Are you a patient that is apprehensive about the need and safety of routine dental x-rays? Kathy, one of our hygienists, shares her expertise on the importance of dental x-rays.
Dental x-rays are an essential part of the diagnosis process when screening for things such as dental decay (cavities), bone levels and overall dental health.
There are two types of dental x-rays; intra-oral (meaning inside the mouth) and extra-oral (meaning outside the mouth). Intra-oral are the most common type of dental x-ray. These include bitewing x-rays and periapical x-rays.
Bitewing x-rays are detailed x-rays of both the upper and lower back teeth. These are excellent films for detecting decay at an early stage on areas of the teeth that we cannot see clinically. They also give a good image of bone levels which help determine periodontal (gum tissue and bone) health. We try to cater to individual needs when it comes to bitewing x-rays. If you are not a cavity-prone person and have minimal restorations (fillings and crowns), we usually take bitewings every 18-24 months. If you have never had a cavity, we may even go every 3 years. On the other hand, if you are cavity-prone or have a heavily restored mouth, we will take bitewings every 12-18 months.
Periapical x-rays are individual images of a single tooth showing the apex (tip) of the tooth to rule out dental infections. If you have a dental emergency or a particular tooth that may be bothering you, we will most likely take a periapical x-ray to diagnose the problem. Frequency of periapical x-rays are on an as-needed basis.
A full series of x-rays are a combination of periapical and bitewing x-rays, usually 18-20 films, that gives us an excellent survey of your entire mouth. These should be taken every 5-10 years, depending on the history of dental problems or in cases of periodontal disease.
Extra-oral x-rays include panoramic and cephalometric x-rays, as well as CBCT scans. In screening for orthodontics, usually a panoramic and a cephalometric x-ray are taken. Panoramic x-rays are also an excellent image to evaluate 3rd molar (wisdom teeth) situations and screening for dental implant placement. Panoramics are also taken around age 6-8 to assess the permanent teeth that are developing under the gums. This image will pick up any congenitally missing teeth, as well as any impacted teeth and any abnormalities in the jaw. Panoramics can also be used on individuals who are unable to tolerate intra-oral periapical x-rays of a full series, such as those with very small mouths or severe gag reflexes. The film shows the sinuses, the TMJ (temporomandibular joint) and underneath the roots of the teeth. It can also pick up infections, and in rare cases, abnormalities including cysts or tumors.
Current technology in x-rays allow us to use digital imaging to take your films. There are several advantages to digital radiography.
- The images are stored in your computer patient file and can be viewed on a large monitor or printed out. This allows us to review your x-rays with you on a large computer screen.

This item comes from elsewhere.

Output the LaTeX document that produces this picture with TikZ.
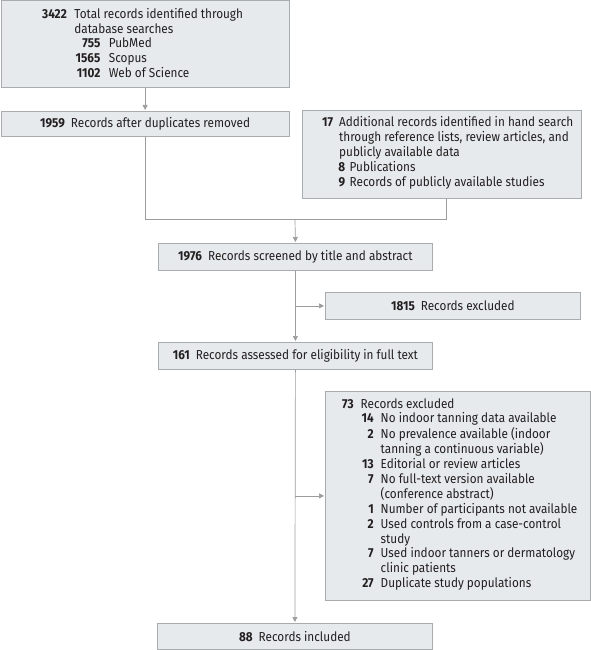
\documentclass[tikz,border=0pt]{standalone}
\usepackage{fontspec}
\setmainfont[FakeStretch=0.905]{Fira Sans}
\usetikzlibrary{arrows.meta}
\definecolor{boxfill}{HTML}{E6EAEC}
\definecolor{boxline}{HTML}{A8ACAE}
\definecolor{linecol}{HTML}{9C9C9C}
\definecolor{txt}{HTML}{231F20}
\newcommand{\sub}[4]{\makebox[#1][r]{\textbf{#2}}\hspace{#4}#3}
\tikzset{
  box/.style={draw=boxline, fill=boxfill, line width=0.8pt, inner sep=0pt, text=txt},
  lbl/.style={inner sep=0pt, text=txt, font=\fontsize{13}{14.8}\selectfont},
  conn/.style={draw=linecol, line width=0.7pt},
  arr/.style={conn, -{Triangle[length=5pt,width=5pt]}, shorten >=1pt},
}
\begin{document}
\begin{tikzpicture}[x=1pt,y=-1pt]
\useasboundingbox (0,0) rectangle (591,650);
% boxes
\node[box, anchor=north west, minimum width=288.5pt, minimum height=86.5pt] (b1) at (0.5,0.5) {};
\node[box, anchor=north west, minimum width=288.5pt, minimum height=25pt, font=\fontsize{13}{14.8}\selectfont] (b2) at (0.5,111) {\textbf{1959}\hspace{6pt}Records after duplicates removed};
\node[box, anchor=north west, minimum width=279pt, minimum height=88pt] (b3) at (302,110) {};
\node[box, anchor=north west, minimum width=274pt, minimum height=27pt, font=\fontsize{13}{14.8}\selectfont] (b4) at (158,243) {\textbf{1976}\hspace{6pt}Records screened by title and abstract};
\node[box, anchor=north west, minimum width=255pt, minimum height=27pt, font=\fontsize{13}{14.8}\selectfont] (ex1) at (325,292) {\textbf{1815}\hspace{6pt}Records excluded};
\node[box, anchor=north west, minimum width=274pt, minimum height=27pt, font=\fontsize{13}{14.8}\selectfont] (b5) at (158,342) {\textbf{161}\hspace{6pt}Records assessed for eligibility in full text};
\node[box, anchor=north west, minimum width=265pt, minimum height=209pt] (ex2) at (325,391) {};
\node[box, anchor=north west, minimum width=275pt, minimum height=26pt, font=\fontsize{13}{14.8}\selectfont] (b6) at (157,623) {\textbf{88}\hspace{6pt}Records included};
% multi-line texts
\node[lbl, anchor=base west] (t1) at (42,18.3) {\begin{tabular}[t]{@{}r@{\hspace{7.5pt}}l@{}}
\textbf{3422} & Total records identified through\\
 & database searches\\
 & \sub{26pt}{755}{PubMed}{8.5pt}\\
 & \sub{26pt}{1565}{Scopus}{8.5pt}\\
 & \sub{26pt}{1102}{Web of Science}{8.5pt}
\end{tabular}};
\node[lbl, anchor=base west] (t3) at (322,127) {\begin{tabular}[t]{@{}r@{\hspace{6pt}}l@{}}
\textbf{17} & Additional records identified in hand search\\
 & through reference lists, review articles, and\\
 & publicly available data\\
 & \sub{6pt}{8}{Publications}{4.5pt}\\
 & \sub{6pt}{9}{Records of publicly available studies}{4.5pt}
\end{tabular}};
\node[lbl, anchor=base west] (t7) at (342,408) {\begin{tabular}[t]{@{}r@{\hspace{7pt}}l@{}}
\textbf{73} & Records excluded\\
 & \sub{13pt}{14}{No indoor tanning data available}{7pt}\\
 & \sub{13pt}{2}{No prevalence available (indoor}{7pt}\\
 & \sub{13pt}{}{tanning a continuous variable)}{7pt}\\
 & \sub{13pt}{13}{Editorial or review articles}{7pt}\\
 & \sub{13pt}{7}{No full-text version available}{7pt}\\
 & \sub{13pt}{}{(conference abstract)}{7pt}\\
 & \sub{13pt}{1}{Number of participants not available}{7pt}\\
 & \sub{13pt}{2}{Used controls from a case-control}{7pt}\\
 & \sub{13pt}{}{study}{7pt}\\
 & \sub{13pt}{7}{Used indoor tanners or dermatology}{7pt}\\
 & \sub{13pt}{}{clinic patients}{7pt}\\
 & \sub{13pt}{27}{Duplicate study populations}{7pt}
\end{tabular}};
% connectors
\coordinate (j) at (295,219);
\draw[arr] (b1.south) -- (b2.north);
\draw[conn] (b2.south) |- (j);
\draw[conn] ([xshift=4.5pt]b3.south) |- (j);
\draw[arr] (j) -- (b4.north);
\draw[arr] (b4.south) -- (b5.north);
\draw[arr] (b4.south |- ex1.west) -- (ex1.west);
\draw[arr] (b5.south) -- (b6.north);
\draw[arr] (b5.south |- ex2.west) -- (ex2.west);
\end{tikzpicture}
\end{document}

- The image can be enhanced or enlarged, allowing us to zoom in on certain areas.
- Images can be emailed directly to specialists such as oral surgeons, endodontists (root canal specialists) and periodontists (gum specialists) for second opinions.
- Most importantly, digital technology uses significantly less radiation (up to 90%!) than traditional x-rays. (We also always use a lead shield with a cervical collar for added protection).
Remember, dental x-rays are the standard of care for providing the best diagnosis and treatment for your oral health!
Get to know Kathy!
What is your role at PVDA? Dental Hygienist
How long have you been with the team? 21 years
What is your favorite thing about being a part of team PVDA? My patients and my fellow team members
What is your favorite healthy snack? Oranges
What is your favorite activity outside of the dental field? Traveling with my family
To maintain a healthy lifestyle, what is one piece of advice you can give? Stay active and keep your mind engaged!